Lieutenant Commander M. V. Brewington, USNR (ret.) suggested numerous sources that otherwise I should not have found; he answered dozens of questions, and read much of the manuscript. Dr. Robert G. Albion's painstaking criticism has enabled me to correct many errors of fact and interpretation. Mr. William Bell Clark generously gave me copies of manuscripts and eighteenth-century newspaper items that he had laboriously searched for and collected  p. x over a period of more than twenty years. Dr. Earle D. Ross read the manuscript and offered many valuable suggestions.

Mrs. Edward Truxtun Beale, who gave her collection of Truxtun manuscripts to the Office of Naval Records and Library; Mr. Clinton V. Black, Archivist in Jamaica, B. W. I.; and Mrs. Hazel Brodhead, who gave me a copy of genealogical data recorded by the subject of this work in the Truxtun family Bible, without which we should have almost no trustworthy information about the Commodore's family; Mr. Barney Chesnick, whose cheerful assistance and advice I enjoyed during many, many visits to the Ridgway Library; Mr. Robert W. Hill, who set me on the trail of the Constable-Pierrepoint Papers in the collections of the New York Public Library, which gave another dimension to the China voyages; Mr. Edward B. Morrison, who helped me in numberless ways during the time I was able to spend in the New York Public Library's Manuscript Division, and who has been tireless in his search — on my behalf — for obscure Truxtuniana; Mr. Lewis M. Johnson, who furnished information concerning the Commodore's Perth Amboy home; Mrs. Alma R. Lawrence, who made my visits to the Office of Naval Records and Library particularly fruitful; Mr. Jesse Merritt, whose knowledge of Nassau County history provided useful leads; The Honorable Samuel Seabury, who supplied information concerning Thomas Truxtun's attendance at the Reverend Mr. Samuel Seabury's school; Mrs. John Hall Wheelock, who directed me to David Porter's vivid description of "the little tyrant" — all of these and many other people have helped me with no thought of personal return or recognition.

A special mention is due Commander Robert W. Copeland, USNR. I met him in the first days of 1945, a few weeks after he had lost his ship to a formidable Japanese fleet in the hopeless action off Samar. He is responsible for the awakening of my interest in naval history.

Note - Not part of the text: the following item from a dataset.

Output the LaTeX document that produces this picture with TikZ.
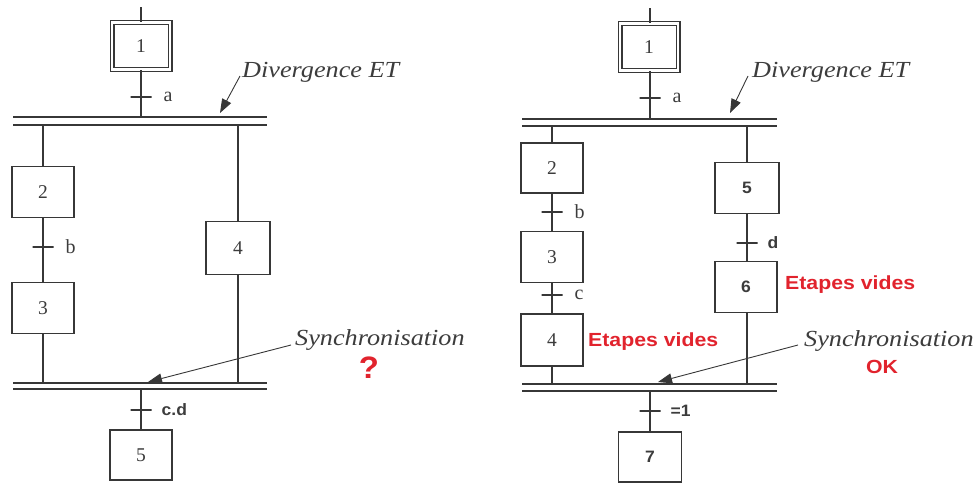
\documentclass[tikz,border=0pt]{standalone}
\usepackage{fontspec}
\setmainfont{Liberation Serif}
\newfontfamily\italfont[FakeStretch=1.14]{Liberation Serif}
\newfontfamily\boldsans[FakeStretch=1.06]{Liberation Sans}
\newfontfamily\redsans[FakeStretch=1.12]{Liberation Sans}
\usetikzlibrary{arrows.meta}
\definecolor{ink}{RGB}{55,55,55}
\definecolor{txt}{RGB}{60,60,60}
\definecolor{redtxt}{RGB}{225,35,45}
\tikzset{
  grline/.style={draw=ink, line width=1.4pt},
  stepbox/.style={draw=ink, line width=1.4pt, rectangle, minimum width=62pt, minimum height=51pt, inner sep=0pt, font=\fontsize{19.5}{22}\selectfont, text=txt},
  bstepbox/.style={stepbox, font=\boldsans\bfseries\fontsize{16.5}{19}\selectfont},
  initbox/.style={draw=ink, line width=1.2pt, double, double distance=2.6pt, rectangle, minimum width=58pt, minimum height=47pt, inner sep=0pt, font=\fontsize{19.5}{22}\selectfont, text=txt},
  trans/.style={draw=ink, line width=1.3pt, rectangle, minimum width=21pt, minimum height=0pt, inner sep=0pt, outer sep=0pt},
  tlab/.style={font=\fontsize{20}{22}\selectfont, text=txt, inner sep=0pt},
  btlab/.style={font=\boldsans\bfseries\fontsize{16.5}{18}\selectfont, text=txt, inner sep=0pt},
  annot/.style={font=\italfont\itshape\fontsize{23}{26}\selectfont, text=txt, inner sep=0pt},
  redlab/.style={font=\redsans\bfseries\fontsize{19}{22}\selectfont, text=redtxt, inner sep=0pt},
  pointer/.style={draw=ink, line width=0.9pt, -{Triangle[length=14pt,width=10pt]}},
}
\begin{document}
\begin{tikzpicture}[x=1pt,y=-1pt]
\useasboundingbox (0,0) rectangle (976,483);
% ================= LEFT =================
\coordinate (Ltop) at (141,7);
\node[initbox] (L1) at (141,46) {1};
\node[trans, label={[tlab,label distance=12pt]right:a}] (LtA) at (141,97) {};
\coordinate (LB1a) at (13,117); \coordinate (LB1b) at (267,117);
\coordinate (LB1c) at (13,125); \coordinate (LB1d) at (267,125);
\node[stepbox] (L2) at (43,192) {2};
\node[trans, label={[tlab,label distance=12pt]right:b}] (LtB) at (43,247) {};
\node[stepbox] (L3) at (43,308) {3};
\node[stepbox, minimum width=64pt, minimum height=53pt] (L4) at (238,248) {4};
\coordinate (LB2a) at (13,383); \coordinate (LB2b) at (267,383);
\coordinate (LB2c) at (13,389); \coordinate (LB2d) at (267,389);
\node[trans, label={[btlab,label distance=10pt]right:c.d}] (LtCD) at (141,410) {};
\node[stepbox, minimum height=50pt] (L5) at (141,455) {5};

\draw[grline] (Ltop) -- (L1.north);
\draw[grline] (L1.south) -- (L1.south |- LB1a);
\draw[grline] (LB1a) -- (LB1b);
\draw[grline] (LB1c) -- (LB1d);
\draw[grline] (L2.north |- LB1c) -- (L2.north);
\draw[grline] (L2.south) -- (L3.north);
\draw[grline] (L3.south) -- (L3.south |- LB2a);
\draw[grline] (L4.north |- LB1c) -- (L4.north);
\draw[grline] (L4.south) -- (L4.south |- LB2a);
\draw[grline] (LB2a) -- (LB2b);
\draw[grline] (LB2c) -- (LB2d);
\draw[grline] (L5.north |- LB2c) -- (L5.north);

\node[annot, anchor=west] (LdivT) at (242,72) {Divergence ET};
\coordinate (LdivS) at (240,76); \coordinate (LdivE) at (220,113);
\draw[pointer] (LdivS) -- (LdivE);
\node[annot, anchor=west] (LsynT) at (295,340) {Synchronisation};
\coordinate (LsynS) at (291,345); \coordinate (LsynE) at (148,382);
\draw[pointer] (LsynS) -- (LsynE);
\node[font=\boldsans\bfseries\fontsize{31}{34}\selectfont, text=redtxt, inner sep=0pt] (Lq) at (369,368) {?};

% ================= RIGHT =================
\coordinate (Rtop) at (650,8);
\node[initbox] (R1) at (649,47) {1};
\node[trans, label={[tlab,label distance=12pt]right:a}] (RtA) at (650,98) {};
\coordinate (RB1a) at (522,119); \coordinate (RB1b) at (777,119);
\coordinate (RB1c) at (522,126); \coordinate (RB1d) at (777,126);
\node[stepbox, minimum height=50pt] (R2) at (552,168) {2};
\node[trans, label={[tlab,label distance=12pt]right:b}] (RtB) at (552,212) {};
\node[stepbox] (R3) at (552,257) {3};
\node[trans, label={[tlab,label distance=12pt]right:c}] (RtC) at (552,295) {};
\node[stepbox, minimum height=52pt] (R4) at (552,340) {4};
\node[bstepbox, minimum width=64pt] (R5) at (747,188) {5};
\node[trans, label={[btlab,label distance=10pt]right:d}] (RtD) at (747,243) {};
\node[bstepbox] (R6) at (746,287) {6};
\coordinate (RB2a) at (522,384); \coordinate (RB2b) at (777,384);
\coordinate (RB2c) at (522,391); \coordinate (RB2d) at (777,391);
\node[trans, label={[btlab,label distance=10pt]right:=1}] (RtE) at (650,411) {};
\node[bstepbox, minimum width=63pt, minimum height=50pt] (R7) at (650,457) {7};

\draw[grline] (Rtop) -- (R1.north -| Rtop);
\draw[grline] (RtA |- R1.south) -- (RtA |- RB1a);
\draw[grline] (RB1a) -- (RB1b);
\draw[grline] (RB1c) -- (RB1d);
\draw[grline] (R2.north |- RB1c) -- (R2.north);
\draw[grline] (R2.south) -- (R3.north);
\draw[grline] (R3.south) -- (R4.north);
\draw[grline] (R4.south) -- (R4.south |- RB2a);
\draw[grline] (R5.north |- RB1c) -- (R5.north);
\draw[grline] (R5.south) -- (R5.south |- R6.north);
\draw[grline] (R5.south |- R6.south) -- (R5.south |- RB2a);
\draw[grline] (RB2a) -- (RB2b);
\draw[grline] (RB2c) -- (RB2d);
\draw[grline] (R7.north |- RB2c) -- (R7.north);

\node[redlab, anchor=west] (Rev1) at (588,342) {Etapes vides};
\node[redlab, anchor=west] (Rev2) at (785,285) {Etapes vides};

\node[annot, anchor=west] (RdivT) at (752,72) {Divergence ET};
\coordinate (RdivS) at (748,76); \coordinate (RdivE) at (730,113);
\draw[pointer] (RdivS) -- (RdivE);
\node[annot, anchor=west] (RsynT) at (804,341) {Synchronisation};
\coordinate (RsynS) at (798,345); \coordinate (RsynE) at (658,382);
\draw[pointer] (RsynS) -- (RsynE);
\node[redlab] (Rok) at (882,367) {OK};
\end{tikzpicture}
\end{document}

I have made much in this book of Captain Truxtun's bravery and calm demeanor, his talent for command, and of the traditions he established for the Navy to cherish and maintain. While I studied about his cruises and sea fights, I thought often of Bob Copeland. Bob, commanding the Samuel B. Roberts, a destroyer escort that mounted two five-inch guns and three torpedo tubes, acting as part  p. xi of the screen for a half-dozen escort carriers in the Philippine Sea, one morning found himself faced by a Japanese force of battle­ships, cruisers, and destroyers. Characteristically, Bob attacked. He closed to within 4,000 yards of a cruiser before launching his torpedoes; a short time later, after retiring unscathed from the attack, the Roberts was mortally hit by a succession of salvos from the battle­ships and cruisers. Literally, the Roberts went down with her guns firing.

As long as men like Bob Copeland command ships of the Navy, I shall know that the traditions of bravery, audacity, and steadfast devotion to the honor and glory of the national flag are in strong hands.

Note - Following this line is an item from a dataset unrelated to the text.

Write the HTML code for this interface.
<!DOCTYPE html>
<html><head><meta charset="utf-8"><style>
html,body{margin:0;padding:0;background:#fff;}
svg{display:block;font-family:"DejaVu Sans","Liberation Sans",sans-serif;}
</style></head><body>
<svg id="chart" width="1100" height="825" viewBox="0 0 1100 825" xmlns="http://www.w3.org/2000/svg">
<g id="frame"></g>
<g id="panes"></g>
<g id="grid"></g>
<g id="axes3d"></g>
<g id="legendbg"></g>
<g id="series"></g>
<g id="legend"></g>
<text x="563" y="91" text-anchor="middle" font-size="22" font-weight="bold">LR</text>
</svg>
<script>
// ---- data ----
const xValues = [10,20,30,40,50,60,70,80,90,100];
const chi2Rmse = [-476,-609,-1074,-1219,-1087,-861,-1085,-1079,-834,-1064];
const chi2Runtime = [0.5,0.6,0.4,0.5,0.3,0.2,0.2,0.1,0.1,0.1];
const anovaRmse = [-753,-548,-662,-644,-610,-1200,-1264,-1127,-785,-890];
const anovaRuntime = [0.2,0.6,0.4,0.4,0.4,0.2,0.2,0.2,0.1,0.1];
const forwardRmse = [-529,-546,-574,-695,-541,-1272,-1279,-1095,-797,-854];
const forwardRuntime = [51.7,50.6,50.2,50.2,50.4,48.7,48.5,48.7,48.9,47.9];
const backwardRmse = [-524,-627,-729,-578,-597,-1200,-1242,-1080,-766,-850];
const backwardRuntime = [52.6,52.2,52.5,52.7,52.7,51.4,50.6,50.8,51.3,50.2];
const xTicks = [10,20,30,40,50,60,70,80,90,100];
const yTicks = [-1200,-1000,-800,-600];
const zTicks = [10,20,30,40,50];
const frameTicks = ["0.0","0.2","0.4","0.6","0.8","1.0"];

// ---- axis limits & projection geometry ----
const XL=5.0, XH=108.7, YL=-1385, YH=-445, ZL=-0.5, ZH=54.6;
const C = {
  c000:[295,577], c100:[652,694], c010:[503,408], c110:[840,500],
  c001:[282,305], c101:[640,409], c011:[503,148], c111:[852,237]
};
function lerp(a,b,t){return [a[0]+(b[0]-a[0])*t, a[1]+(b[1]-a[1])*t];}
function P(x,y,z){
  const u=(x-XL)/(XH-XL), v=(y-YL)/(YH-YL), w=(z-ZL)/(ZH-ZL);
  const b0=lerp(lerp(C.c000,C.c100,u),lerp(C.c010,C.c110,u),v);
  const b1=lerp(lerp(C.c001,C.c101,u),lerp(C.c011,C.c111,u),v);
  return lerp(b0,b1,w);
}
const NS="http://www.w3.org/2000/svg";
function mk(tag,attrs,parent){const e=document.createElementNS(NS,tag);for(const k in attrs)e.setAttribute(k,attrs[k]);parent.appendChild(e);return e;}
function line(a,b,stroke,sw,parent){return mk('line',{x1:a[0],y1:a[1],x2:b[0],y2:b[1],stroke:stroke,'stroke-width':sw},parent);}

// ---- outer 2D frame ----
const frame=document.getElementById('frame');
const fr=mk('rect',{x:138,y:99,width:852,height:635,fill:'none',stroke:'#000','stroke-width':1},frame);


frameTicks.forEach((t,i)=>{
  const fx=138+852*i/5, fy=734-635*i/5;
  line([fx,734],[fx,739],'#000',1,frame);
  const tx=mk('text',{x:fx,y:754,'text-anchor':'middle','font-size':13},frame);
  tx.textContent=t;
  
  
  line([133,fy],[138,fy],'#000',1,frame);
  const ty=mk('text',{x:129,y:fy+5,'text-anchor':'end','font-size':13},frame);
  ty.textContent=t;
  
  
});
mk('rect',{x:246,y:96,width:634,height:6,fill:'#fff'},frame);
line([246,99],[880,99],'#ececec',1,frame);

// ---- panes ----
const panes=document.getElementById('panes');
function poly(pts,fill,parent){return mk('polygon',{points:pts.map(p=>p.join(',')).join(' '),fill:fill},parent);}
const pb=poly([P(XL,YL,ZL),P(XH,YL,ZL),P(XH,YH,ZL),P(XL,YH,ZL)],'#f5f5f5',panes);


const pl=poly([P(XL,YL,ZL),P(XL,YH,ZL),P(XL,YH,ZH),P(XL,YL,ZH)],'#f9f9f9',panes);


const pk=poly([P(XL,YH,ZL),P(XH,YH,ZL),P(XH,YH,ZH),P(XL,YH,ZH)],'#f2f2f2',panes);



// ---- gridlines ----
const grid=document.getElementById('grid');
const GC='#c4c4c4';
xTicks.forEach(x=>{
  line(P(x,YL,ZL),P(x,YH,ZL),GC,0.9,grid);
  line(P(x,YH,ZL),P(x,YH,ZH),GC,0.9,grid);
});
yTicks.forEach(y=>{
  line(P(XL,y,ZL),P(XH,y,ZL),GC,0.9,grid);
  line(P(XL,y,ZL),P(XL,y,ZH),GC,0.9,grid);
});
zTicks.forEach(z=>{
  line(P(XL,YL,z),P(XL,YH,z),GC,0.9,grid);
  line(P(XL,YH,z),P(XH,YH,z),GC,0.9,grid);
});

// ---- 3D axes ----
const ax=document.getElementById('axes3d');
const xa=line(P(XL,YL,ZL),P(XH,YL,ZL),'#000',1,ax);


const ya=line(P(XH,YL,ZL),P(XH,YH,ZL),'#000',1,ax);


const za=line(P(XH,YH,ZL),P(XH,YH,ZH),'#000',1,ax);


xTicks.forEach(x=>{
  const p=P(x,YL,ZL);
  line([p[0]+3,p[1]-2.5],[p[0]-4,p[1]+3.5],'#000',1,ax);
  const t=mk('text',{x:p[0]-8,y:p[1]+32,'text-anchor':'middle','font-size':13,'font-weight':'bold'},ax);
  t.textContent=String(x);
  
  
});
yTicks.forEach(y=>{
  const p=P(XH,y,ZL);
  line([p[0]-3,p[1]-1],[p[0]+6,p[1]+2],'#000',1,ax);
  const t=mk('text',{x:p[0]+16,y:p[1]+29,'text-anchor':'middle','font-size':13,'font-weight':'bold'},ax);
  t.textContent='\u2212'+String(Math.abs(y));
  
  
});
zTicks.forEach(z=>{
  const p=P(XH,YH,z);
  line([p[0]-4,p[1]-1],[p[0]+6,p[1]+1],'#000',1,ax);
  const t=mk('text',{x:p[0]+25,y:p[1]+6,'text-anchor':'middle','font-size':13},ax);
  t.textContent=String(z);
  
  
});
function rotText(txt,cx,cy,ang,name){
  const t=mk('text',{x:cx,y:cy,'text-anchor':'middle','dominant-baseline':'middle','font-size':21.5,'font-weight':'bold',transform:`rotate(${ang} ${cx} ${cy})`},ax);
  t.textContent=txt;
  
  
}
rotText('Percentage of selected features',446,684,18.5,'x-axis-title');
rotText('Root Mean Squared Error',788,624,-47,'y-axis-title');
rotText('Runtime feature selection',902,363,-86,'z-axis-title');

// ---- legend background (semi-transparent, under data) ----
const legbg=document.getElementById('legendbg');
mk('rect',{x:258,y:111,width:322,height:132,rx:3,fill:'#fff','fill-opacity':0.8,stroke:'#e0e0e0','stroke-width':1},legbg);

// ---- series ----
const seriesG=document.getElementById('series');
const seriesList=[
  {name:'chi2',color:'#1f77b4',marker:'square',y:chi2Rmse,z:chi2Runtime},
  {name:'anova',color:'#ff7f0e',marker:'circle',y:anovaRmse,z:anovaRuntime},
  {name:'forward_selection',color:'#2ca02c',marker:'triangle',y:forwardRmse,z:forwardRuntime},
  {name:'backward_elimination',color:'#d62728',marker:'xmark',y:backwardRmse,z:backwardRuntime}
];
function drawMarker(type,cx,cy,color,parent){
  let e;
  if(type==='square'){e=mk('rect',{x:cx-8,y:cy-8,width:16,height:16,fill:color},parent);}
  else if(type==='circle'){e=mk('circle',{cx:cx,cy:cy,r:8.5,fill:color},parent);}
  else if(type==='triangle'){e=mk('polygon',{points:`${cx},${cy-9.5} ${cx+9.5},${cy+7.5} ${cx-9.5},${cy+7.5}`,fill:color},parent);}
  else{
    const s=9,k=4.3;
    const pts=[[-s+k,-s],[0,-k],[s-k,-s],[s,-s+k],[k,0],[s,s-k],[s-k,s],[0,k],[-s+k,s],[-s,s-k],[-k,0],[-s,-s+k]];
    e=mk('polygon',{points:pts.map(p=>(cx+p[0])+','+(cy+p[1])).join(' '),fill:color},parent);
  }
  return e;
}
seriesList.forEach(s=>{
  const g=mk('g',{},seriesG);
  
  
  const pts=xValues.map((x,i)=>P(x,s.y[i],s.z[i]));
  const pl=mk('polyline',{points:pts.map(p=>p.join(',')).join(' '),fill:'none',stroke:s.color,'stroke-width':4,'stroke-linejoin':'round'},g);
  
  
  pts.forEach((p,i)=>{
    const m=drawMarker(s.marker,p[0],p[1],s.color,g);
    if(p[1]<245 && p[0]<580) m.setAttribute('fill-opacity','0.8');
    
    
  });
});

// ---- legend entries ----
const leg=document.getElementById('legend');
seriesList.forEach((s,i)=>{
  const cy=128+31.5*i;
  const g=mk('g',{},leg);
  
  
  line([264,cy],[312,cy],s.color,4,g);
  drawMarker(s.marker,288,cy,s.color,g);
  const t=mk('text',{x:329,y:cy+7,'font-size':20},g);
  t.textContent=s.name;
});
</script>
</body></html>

When I was spending my days in libraries and ferreting out the materials of which this work is composed, I often made a mental note, when a member of a library staff was particularly sympathetic and helpful in guiding my research, that I would adequately acknowledge my debt to him or her when the writing of my book was complete. But now that I sit down to offer my thanks, I find that many of my mental notes have been obliterated by time and that my written notes of favors received are in no wise complete. Librarians being what they are, it is perhaps only necessary for me to point out to the reader that my hundreds of demands have always been met with patience and courtesy.

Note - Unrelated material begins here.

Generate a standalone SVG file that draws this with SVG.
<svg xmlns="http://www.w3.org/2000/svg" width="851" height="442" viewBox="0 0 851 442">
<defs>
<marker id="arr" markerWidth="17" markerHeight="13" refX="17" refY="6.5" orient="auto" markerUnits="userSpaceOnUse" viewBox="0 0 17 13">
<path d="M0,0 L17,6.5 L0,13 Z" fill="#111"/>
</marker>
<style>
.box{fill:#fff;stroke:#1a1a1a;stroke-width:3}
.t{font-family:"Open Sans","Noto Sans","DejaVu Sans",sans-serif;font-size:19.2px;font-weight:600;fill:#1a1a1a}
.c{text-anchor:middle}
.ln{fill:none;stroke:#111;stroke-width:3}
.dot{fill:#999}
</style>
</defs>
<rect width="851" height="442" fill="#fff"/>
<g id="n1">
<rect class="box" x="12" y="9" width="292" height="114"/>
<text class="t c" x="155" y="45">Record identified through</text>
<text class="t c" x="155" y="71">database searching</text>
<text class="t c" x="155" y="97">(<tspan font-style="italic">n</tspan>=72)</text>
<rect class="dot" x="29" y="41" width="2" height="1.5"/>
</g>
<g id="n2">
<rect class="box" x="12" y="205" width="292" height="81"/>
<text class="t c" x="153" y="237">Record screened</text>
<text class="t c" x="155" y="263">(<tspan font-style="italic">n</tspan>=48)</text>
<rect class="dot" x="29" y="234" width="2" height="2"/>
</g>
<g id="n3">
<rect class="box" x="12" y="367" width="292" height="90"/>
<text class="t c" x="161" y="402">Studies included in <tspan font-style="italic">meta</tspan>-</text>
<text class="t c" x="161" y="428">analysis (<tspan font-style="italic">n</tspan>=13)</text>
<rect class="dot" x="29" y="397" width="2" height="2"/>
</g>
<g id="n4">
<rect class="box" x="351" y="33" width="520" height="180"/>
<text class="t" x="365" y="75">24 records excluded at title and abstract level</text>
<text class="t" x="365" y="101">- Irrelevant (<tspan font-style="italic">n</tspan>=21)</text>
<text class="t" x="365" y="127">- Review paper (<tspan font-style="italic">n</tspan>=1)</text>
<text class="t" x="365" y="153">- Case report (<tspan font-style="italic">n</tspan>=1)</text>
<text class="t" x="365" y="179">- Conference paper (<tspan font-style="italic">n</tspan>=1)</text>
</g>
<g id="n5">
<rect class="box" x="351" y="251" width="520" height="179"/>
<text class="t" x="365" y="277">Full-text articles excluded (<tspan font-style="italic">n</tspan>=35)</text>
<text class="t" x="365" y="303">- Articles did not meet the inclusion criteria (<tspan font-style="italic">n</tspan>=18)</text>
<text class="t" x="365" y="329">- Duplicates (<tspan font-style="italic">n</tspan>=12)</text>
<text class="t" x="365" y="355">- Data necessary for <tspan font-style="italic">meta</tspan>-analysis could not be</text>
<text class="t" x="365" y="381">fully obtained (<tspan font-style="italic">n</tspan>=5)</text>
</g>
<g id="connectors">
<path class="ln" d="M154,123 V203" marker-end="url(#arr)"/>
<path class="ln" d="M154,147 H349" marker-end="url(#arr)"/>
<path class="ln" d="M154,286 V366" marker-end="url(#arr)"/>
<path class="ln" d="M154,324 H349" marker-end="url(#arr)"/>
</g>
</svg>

I have been helped by the following institutions, all but the last six of which I have visited in the course of this work:

Iowa State College Library, Ames; State University of Iowa Library and State Historical Society of Iowa, Iowa City; Chicago Historical Society and John Crerar Library, Chicago; Tippecanoe County Historical Association Museum, Lafayette, Indiana; Tracy W. McGregor Lib, University of Virginia, Charlottesville; Office of Naval Records and Library, Library of Congress, and National Archives, Washington; Maryland Historical Society, Enoch Pratt Free Library, and Peabody Institute Library, Baltimore; United States Naval Academy Museum, Annapolis; Pennsylvania State Library, Harrisburg; Historical Society of Pennsylvania, Ridgway Branch of the Library Company, Free Library of Philadelphia, American Philosophical Society Library, University of Pennsylvania Library, Franklin Institute Library, Commercial Museum, and the indispensable Union Library Catalog, Philadelphia;  p. xii New Jersey State Library, Trenton; Perth Amboy Public Library; New York Public Library and New York Historical Society, New York; Public Library, Jamaica, N. Y.; New York State Library, Albany; Boston Public Library, The Boston Athenaeum, Archives of the Commonwealth of Massachusetts, Boston; Peabody Museum and Essex Institute, Salem; Massachusetts Historical Society, Boston; William L. Clements Library, Ann Arbor; Henry E. Huntington Library, San Marino; Mariner's Museum, Newport News, Virginia; Virginia State Library, Richmond; The Island Record Office, Spanish Town, Jamaica, B. W. I.